ISME welcomes the report this week by the Law Reform Commission (LRC) which found that a cap on damages in personal injury claims is permissible by Irish law. This decision has confirmed ISME’s long-standing position that there is no constitutional impediment to capping damages. However, ISME is concerned that the LRC’s preferred model will not solve the problem of unjustifiably high awards.
It is significant that the LRC has accepted the recommendations of both The Law Society and The Bar Council in opting for ‘Model 4 Presumptive cap set by the Judiciary.’ This differs from the views of most victims of the current insurance cost debacle that general damages should be capped by legislation (Model 1).
Neil McDonnell, CEO of ISME said: “The effect of this recommendation will be to hand sole responsibility to the Personal Injuries Guidance Committee (PIGC) of the Judicial Council for lowering general damages. It is problematic that it is the judiciary that set general damages for minor injuries so high in the first place. Leaving awards as they are (or to reduce them nominally) fails to address the problem. To lower damages substantially would be an admission that the judiciary has erred.

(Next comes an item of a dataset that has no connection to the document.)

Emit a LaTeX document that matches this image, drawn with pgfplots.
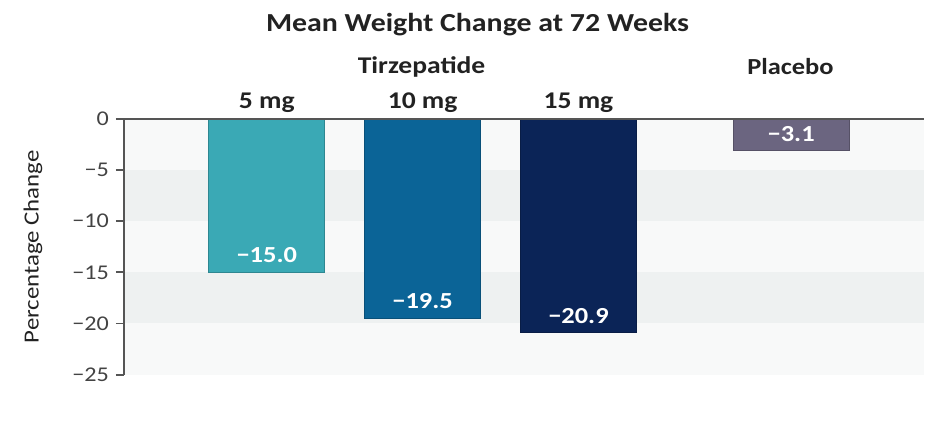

There has been hysterical invocation of constitutional rights by the legal lobby in defence of inflated awards, but this ignores the fact that there is no individual right conferred by Bunreacht na hÉireann that is not balanced with the rights of others or social rights. Capital punishment was consistent with the Constitution until it was removed by referendum in 2002.”
Similarly, the suggestion that the Article 34 confers upon the Courts alone the right to fix general damages; or the suggestion that Article 40 confers the right to an irreducible sum of money for a sore neck are completely bogus and The Law Society and Bar Council have long been aware of this.
It is important to note that the Separation of Powers argument cuts both ways. The Oireachtas must not interfere in the judicial function, nor with the administration of justice. Similarly, the judiciary must not interfere with the exercise of executive functions or the setting of public policy, which are matters reserved exclusively to the Oireachtas.
Even allowing for a significant input by the judiciary in deciding the level of damages in individual cases, the LRC has accorded too much weight to the tests of constitutionality in its deliberations on the legislative capping of damages for minor injuries, which are: 1 – the right to bodily integrity; 2 – property rights; and 3 – the right to equality.
In layman’s terms, this boils down to a net position on whether the constitutional rights of the individual are breached if the Oireachtas reduced the Book of Quantum assessment of a sprained thumb from its current level of €21,200 (for example) to the level of €4,240 suggested in the ISME Fair Book of Quantum (Left; Neil pictured at the launch earlier in the year). In our view, constitutional rights are not breached by such a reduction..
There are several risks inherent in the suggestion by the Law Reform Commission that the State adopts the ‘Model 4 Presumptive cap set by the Judiciary’ approach to reducing awards. This approach allows the courts to set the award for catastrophic injuries, with the awards for lesser injuries being calculated as a proportion or percentage of the catastrophic award. These risks are:
- Amending the award level for catastrophic awards from time to time, as must happen, changes every award beneath that (in effect the entire Book of Quantum), irrespective of the merits of increasing damages for minor awards.
- Catastrophic injuries are an emotive issue, which can be subject to substantial change. In 2019, in a significant judgment against the HSE, it increased by 11% from €450,000 to €500,000. In ISME’s opinion, it does not follow that an 11% knock-on to all other awards would be justifiable on this basis.
- In recommending Model 4, the LRC uses the phrase “assuming that the Guidelines may broadly reflect the Book of Quantum” in suggesting that awards guidelines issued by the PIGC would be immune from constitutional challenge. If the outcome of the PIGC awards recommendation process is a set of guidelines anywhere close to the current levels of awards for minor damages, the entire Judicial Council/PIGC process will have been a waste of time, and will not reduce insurance costs.
- There is also an inherent risk that as ‘Guidelines’ only, the output of the Judicial Council PIGC will be ignored by all or some of the judiciary, who will continue to set damages as they see fit. The judiciary are required to ‘have regard’ for the Book of Quantum guidelines that currently stand, yet they routinely ignore them.
- There is also the inherent risk that, if the Judicial Council’s PIGC were to substantially reduce minor injury awards below the going rate in the current Book of Quantum, those reduced rates would themselves become the subject of constitutional challenge. The judiciary would be put in the invidious position of correcting their own homework. This risk was alluded to last year by the Chief Justice in his letter to the then Justice Minister Charlie Flanagan.
Neil Mc Donnell added; “For all the reasons set out above, ISME opted for a straight legislative cap on general damages (‘Model 1’) which was not recommended by the LRC. We regret to say that in the long run, we consider our position to be the only sustainable solution to the problem of excessive damages for minor injuries.”